--- START DATA TO USE ---

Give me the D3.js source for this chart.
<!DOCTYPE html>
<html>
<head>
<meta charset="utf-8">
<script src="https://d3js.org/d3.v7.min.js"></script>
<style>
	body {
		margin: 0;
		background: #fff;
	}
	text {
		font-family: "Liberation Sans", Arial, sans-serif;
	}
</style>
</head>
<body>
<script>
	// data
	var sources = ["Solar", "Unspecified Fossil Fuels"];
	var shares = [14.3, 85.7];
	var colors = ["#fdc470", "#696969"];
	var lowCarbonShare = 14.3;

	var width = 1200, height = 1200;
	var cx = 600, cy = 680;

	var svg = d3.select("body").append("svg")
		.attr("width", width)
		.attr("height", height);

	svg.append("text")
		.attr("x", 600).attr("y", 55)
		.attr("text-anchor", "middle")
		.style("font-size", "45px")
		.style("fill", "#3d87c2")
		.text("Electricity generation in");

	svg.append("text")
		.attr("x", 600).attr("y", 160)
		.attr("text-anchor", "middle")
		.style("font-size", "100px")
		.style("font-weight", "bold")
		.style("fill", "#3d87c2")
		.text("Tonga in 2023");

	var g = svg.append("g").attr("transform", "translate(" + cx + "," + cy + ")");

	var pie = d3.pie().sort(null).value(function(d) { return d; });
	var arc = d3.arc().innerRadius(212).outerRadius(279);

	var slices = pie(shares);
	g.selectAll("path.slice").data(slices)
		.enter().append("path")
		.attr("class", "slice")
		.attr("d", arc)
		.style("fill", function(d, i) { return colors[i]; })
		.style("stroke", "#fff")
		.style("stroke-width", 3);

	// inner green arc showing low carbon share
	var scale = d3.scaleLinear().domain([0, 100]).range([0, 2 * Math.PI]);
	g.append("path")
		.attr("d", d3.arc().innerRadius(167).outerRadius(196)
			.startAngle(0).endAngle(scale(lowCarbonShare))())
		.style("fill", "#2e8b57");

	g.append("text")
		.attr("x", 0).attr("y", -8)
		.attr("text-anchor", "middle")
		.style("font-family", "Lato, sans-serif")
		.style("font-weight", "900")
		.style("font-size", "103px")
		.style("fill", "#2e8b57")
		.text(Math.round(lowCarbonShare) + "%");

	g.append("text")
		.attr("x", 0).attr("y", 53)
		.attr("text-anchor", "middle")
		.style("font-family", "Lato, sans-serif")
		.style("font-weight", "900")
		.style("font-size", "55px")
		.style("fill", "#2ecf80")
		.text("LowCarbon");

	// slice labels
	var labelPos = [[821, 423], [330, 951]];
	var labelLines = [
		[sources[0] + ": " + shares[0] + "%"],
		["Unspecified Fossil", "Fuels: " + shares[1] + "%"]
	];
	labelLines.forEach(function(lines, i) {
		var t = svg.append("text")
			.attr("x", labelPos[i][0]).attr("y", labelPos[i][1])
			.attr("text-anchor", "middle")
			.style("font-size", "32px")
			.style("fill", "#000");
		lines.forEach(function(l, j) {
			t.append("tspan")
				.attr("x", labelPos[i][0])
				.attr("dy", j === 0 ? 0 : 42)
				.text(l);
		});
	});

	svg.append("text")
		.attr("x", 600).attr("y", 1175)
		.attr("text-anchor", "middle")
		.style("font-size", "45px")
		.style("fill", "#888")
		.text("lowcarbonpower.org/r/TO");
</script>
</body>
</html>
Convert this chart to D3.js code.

--- END DATA TO USE ---

=== TASK DIRECTIONS ===
Above are the records; copy every line in them that holds the word "chart".

=== EXERCISE OUTPUT ===
Give me the D3.js source for this chart.
Convert this chart to D3.js code.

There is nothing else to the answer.